Problem> Count the lines below that contain the word "chart". Give only the number.

Records provided>
= = = = = = =

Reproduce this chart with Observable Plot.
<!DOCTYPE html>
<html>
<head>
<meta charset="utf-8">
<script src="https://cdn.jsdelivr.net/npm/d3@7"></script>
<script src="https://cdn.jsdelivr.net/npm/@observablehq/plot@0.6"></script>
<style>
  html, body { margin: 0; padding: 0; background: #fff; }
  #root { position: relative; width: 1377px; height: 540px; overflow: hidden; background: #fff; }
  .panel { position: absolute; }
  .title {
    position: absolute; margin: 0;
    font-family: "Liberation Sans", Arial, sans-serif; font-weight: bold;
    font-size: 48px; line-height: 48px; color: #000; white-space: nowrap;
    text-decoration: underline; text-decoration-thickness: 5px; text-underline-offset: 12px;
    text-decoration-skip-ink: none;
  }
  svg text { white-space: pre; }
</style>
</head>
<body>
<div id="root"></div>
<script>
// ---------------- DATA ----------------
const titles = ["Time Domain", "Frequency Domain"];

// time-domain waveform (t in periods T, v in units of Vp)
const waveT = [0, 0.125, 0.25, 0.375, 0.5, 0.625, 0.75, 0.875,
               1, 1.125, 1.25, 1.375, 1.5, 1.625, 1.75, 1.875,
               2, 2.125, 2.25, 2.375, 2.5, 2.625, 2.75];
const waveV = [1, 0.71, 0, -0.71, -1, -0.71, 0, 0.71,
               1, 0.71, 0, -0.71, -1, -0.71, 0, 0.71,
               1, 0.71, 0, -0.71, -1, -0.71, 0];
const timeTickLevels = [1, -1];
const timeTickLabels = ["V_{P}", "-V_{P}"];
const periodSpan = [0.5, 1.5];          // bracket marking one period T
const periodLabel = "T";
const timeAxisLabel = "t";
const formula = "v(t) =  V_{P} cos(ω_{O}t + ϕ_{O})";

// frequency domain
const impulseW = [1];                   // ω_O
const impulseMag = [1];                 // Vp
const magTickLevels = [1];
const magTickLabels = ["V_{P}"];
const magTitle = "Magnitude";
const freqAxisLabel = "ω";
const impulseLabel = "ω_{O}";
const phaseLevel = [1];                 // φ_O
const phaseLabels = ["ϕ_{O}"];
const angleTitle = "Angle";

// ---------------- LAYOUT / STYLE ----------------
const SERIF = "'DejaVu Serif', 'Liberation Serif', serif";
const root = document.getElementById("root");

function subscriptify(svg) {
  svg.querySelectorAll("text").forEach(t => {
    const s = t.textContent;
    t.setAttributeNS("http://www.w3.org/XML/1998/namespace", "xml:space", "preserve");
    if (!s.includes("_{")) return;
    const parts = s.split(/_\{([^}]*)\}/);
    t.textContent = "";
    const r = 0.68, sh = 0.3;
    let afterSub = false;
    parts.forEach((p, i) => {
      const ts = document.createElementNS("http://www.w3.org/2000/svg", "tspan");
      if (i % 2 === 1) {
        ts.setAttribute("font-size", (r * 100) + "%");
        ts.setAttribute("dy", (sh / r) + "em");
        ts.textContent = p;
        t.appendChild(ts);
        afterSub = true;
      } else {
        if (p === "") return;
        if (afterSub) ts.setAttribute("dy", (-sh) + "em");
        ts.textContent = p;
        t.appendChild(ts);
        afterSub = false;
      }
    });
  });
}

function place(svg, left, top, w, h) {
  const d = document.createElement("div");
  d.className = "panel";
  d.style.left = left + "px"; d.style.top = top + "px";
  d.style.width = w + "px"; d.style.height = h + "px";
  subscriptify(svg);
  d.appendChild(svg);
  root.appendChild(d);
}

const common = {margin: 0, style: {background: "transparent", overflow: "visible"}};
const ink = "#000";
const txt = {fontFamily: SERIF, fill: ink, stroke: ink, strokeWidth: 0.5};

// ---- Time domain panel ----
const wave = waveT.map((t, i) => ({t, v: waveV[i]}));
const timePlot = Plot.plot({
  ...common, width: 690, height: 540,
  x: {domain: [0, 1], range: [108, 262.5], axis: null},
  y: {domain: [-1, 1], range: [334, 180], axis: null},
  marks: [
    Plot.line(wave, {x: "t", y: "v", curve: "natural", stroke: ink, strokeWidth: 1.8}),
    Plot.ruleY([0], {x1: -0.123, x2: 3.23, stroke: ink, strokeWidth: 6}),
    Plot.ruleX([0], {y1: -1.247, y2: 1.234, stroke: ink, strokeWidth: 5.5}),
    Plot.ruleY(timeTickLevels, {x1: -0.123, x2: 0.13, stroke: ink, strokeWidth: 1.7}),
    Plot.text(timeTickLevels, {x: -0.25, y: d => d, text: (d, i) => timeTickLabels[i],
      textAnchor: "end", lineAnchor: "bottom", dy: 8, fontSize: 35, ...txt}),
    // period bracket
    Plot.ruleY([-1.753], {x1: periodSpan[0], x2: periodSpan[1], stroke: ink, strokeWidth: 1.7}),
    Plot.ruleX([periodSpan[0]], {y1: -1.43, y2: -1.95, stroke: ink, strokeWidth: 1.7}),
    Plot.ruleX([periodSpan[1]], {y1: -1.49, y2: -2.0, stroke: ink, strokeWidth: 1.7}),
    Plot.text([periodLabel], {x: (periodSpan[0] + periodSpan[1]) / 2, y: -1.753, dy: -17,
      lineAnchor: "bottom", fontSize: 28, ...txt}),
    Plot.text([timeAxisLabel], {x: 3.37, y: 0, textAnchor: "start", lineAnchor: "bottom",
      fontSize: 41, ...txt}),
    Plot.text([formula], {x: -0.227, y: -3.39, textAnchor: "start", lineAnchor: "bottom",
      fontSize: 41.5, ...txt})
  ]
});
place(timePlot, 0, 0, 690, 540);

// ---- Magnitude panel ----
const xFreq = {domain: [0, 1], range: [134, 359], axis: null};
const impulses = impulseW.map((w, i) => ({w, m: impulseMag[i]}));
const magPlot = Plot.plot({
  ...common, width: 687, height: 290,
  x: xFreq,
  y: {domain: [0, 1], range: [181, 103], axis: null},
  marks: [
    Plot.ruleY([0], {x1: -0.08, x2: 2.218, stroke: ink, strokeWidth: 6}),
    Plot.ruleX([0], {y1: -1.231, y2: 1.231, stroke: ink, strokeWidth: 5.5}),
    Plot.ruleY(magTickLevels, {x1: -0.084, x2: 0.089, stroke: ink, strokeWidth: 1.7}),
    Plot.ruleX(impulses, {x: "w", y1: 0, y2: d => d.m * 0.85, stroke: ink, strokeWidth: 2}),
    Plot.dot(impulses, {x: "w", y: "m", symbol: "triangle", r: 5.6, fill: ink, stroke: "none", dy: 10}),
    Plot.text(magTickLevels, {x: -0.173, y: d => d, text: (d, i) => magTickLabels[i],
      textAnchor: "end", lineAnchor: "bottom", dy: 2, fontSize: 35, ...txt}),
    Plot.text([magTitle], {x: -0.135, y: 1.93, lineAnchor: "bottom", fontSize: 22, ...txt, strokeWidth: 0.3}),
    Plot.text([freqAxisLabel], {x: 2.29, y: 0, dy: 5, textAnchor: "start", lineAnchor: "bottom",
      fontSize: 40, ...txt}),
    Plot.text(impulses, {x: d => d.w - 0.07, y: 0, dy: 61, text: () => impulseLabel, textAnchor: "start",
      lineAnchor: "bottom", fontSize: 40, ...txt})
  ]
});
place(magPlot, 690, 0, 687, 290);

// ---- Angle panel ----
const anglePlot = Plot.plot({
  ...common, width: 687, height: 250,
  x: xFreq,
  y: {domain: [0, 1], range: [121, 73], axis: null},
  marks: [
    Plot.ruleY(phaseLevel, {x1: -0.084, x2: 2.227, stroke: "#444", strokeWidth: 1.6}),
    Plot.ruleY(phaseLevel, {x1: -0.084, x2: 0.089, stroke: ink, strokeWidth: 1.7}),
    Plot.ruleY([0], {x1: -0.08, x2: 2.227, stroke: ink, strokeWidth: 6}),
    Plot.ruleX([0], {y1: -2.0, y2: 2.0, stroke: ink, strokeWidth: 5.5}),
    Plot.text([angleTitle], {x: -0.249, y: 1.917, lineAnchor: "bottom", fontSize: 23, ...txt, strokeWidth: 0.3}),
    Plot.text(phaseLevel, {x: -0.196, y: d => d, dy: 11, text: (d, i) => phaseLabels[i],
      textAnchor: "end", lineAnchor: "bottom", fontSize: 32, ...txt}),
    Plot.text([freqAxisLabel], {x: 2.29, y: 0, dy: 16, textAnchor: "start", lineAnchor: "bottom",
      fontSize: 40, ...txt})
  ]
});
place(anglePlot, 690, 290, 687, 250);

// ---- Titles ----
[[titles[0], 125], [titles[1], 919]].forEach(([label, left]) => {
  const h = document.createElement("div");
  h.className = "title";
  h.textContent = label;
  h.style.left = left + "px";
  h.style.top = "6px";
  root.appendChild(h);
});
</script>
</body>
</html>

= = = = = = =

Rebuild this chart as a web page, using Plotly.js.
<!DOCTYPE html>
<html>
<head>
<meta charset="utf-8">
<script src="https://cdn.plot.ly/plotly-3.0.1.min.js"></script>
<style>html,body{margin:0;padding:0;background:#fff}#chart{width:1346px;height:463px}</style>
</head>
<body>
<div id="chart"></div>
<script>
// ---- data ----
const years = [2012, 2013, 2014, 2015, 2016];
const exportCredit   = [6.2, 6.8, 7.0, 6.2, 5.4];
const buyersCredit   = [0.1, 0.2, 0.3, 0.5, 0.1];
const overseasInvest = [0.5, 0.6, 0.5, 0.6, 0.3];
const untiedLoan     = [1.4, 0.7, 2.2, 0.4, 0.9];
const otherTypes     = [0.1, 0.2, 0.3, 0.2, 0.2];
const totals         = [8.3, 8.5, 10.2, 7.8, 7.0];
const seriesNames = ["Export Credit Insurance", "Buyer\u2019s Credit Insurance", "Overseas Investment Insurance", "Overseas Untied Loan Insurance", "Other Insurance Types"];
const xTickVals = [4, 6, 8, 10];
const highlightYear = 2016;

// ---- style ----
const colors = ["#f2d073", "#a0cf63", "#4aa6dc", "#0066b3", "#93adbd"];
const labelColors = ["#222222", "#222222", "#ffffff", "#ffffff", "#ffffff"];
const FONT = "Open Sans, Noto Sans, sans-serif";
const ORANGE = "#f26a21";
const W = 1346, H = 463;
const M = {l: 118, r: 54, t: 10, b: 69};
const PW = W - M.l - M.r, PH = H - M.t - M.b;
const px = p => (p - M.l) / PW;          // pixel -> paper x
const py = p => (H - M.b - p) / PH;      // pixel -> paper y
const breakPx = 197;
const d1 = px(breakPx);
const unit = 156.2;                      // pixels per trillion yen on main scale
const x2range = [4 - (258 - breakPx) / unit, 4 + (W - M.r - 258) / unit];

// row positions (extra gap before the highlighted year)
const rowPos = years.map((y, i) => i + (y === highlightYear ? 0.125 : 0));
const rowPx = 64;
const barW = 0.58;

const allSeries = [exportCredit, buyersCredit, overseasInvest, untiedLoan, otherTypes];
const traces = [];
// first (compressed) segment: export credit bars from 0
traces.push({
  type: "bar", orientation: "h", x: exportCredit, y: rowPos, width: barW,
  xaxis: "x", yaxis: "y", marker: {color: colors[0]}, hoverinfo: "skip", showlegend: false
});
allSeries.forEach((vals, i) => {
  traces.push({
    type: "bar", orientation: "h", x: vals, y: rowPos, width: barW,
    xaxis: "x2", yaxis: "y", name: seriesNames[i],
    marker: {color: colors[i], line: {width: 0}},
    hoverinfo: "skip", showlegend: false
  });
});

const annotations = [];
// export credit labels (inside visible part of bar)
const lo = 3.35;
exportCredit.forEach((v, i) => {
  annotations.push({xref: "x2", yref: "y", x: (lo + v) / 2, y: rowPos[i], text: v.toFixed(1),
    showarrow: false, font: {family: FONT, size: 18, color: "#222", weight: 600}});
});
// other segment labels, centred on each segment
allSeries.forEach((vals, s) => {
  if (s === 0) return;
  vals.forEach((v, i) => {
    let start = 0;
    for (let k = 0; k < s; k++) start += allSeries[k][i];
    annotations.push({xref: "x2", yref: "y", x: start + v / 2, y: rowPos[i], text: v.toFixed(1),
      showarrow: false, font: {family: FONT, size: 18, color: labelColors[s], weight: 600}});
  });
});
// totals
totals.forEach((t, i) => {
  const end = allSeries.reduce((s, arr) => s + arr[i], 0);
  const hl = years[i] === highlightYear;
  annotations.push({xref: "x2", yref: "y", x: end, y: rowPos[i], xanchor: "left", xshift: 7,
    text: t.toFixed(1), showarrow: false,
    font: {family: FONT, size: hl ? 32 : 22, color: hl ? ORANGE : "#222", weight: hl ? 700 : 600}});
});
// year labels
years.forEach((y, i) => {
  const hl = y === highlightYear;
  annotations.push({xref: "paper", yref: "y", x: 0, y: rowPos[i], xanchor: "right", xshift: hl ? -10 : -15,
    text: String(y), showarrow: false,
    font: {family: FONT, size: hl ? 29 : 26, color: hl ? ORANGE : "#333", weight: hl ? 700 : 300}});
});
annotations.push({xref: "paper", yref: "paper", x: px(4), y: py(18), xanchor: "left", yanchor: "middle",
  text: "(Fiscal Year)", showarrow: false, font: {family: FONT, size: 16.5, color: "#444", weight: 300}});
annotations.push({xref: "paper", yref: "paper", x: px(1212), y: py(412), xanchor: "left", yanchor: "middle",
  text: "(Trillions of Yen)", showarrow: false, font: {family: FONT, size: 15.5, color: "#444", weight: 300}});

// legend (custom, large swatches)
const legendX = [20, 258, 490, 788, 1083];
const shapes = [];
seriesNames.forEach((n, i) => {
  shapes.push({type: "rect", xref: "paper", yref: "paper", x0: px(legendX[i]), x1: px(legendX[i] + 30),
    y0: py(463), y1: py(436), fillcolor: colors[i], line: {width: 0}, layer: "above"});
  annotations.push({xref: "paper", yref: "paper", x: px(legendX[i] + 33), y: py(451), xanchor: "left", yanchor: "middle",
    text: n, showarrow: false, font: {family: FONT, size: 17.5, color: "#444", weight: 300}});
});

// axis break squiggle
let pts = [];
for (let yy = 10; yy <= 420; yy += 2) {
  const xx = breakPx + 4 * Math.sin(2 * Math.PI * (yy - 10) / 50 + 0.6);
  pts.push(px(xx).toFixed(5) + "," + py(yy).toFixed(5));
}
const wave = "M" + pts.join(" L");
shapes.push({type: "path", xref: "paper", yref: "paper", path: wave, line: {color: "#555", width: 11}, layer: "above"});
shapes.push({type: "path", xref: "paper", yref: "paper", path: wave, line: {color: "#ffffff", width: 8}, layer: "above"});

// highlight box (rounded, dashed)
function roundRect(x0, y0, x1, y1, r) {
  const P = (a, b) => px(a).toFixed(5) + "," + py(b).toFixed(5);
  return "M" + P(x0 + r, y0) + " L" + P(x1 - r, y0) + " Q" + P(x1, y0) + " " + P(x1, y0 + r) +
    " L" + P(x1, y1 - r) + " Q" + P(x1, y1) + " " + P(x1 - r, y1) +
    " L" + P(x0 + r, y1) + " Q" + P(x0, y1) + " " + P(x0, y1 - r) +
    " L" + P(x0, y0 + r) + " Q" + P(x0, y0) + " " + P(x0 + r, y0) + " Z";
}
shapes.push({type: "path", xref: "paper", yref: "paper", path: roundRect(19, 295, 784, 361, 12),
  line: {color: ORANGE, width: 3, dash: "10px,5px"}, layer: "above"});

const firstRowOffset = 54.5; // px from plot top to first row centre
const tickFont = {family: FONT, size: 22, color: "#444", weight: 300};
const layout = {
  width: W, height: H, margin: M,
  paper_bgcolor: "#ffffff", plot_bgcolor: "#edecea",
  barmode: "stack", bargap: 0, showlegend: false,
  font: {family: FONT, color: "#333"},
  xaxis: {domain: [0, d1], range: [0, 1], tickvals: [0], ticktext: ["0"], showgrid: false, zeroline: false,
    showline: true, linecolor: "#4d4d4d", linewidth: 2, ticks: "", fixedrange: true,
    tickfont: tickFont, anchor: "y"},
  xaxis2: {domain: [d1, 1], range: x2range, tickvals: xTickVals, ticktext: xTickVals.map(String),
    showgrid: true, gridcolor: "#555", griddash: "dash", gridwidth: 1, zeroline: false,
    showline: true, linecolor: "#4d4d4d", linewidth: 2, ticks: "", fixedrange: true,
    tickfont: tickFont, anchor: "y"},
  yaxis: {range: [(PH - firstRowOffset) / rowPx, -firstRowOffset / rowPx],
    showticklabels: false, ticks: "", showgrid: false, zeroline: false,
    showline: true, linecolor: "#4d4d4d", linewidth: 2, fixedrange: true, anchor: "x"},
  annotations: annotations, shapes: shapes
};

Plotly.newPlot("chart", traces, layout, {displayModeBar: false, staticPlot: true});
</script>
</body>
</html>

= = = = = = =

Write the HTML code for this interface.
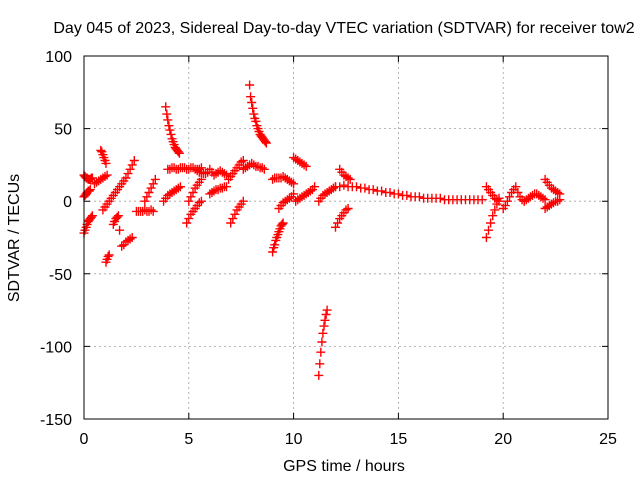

= = = = = = =

Result of the exercise> 5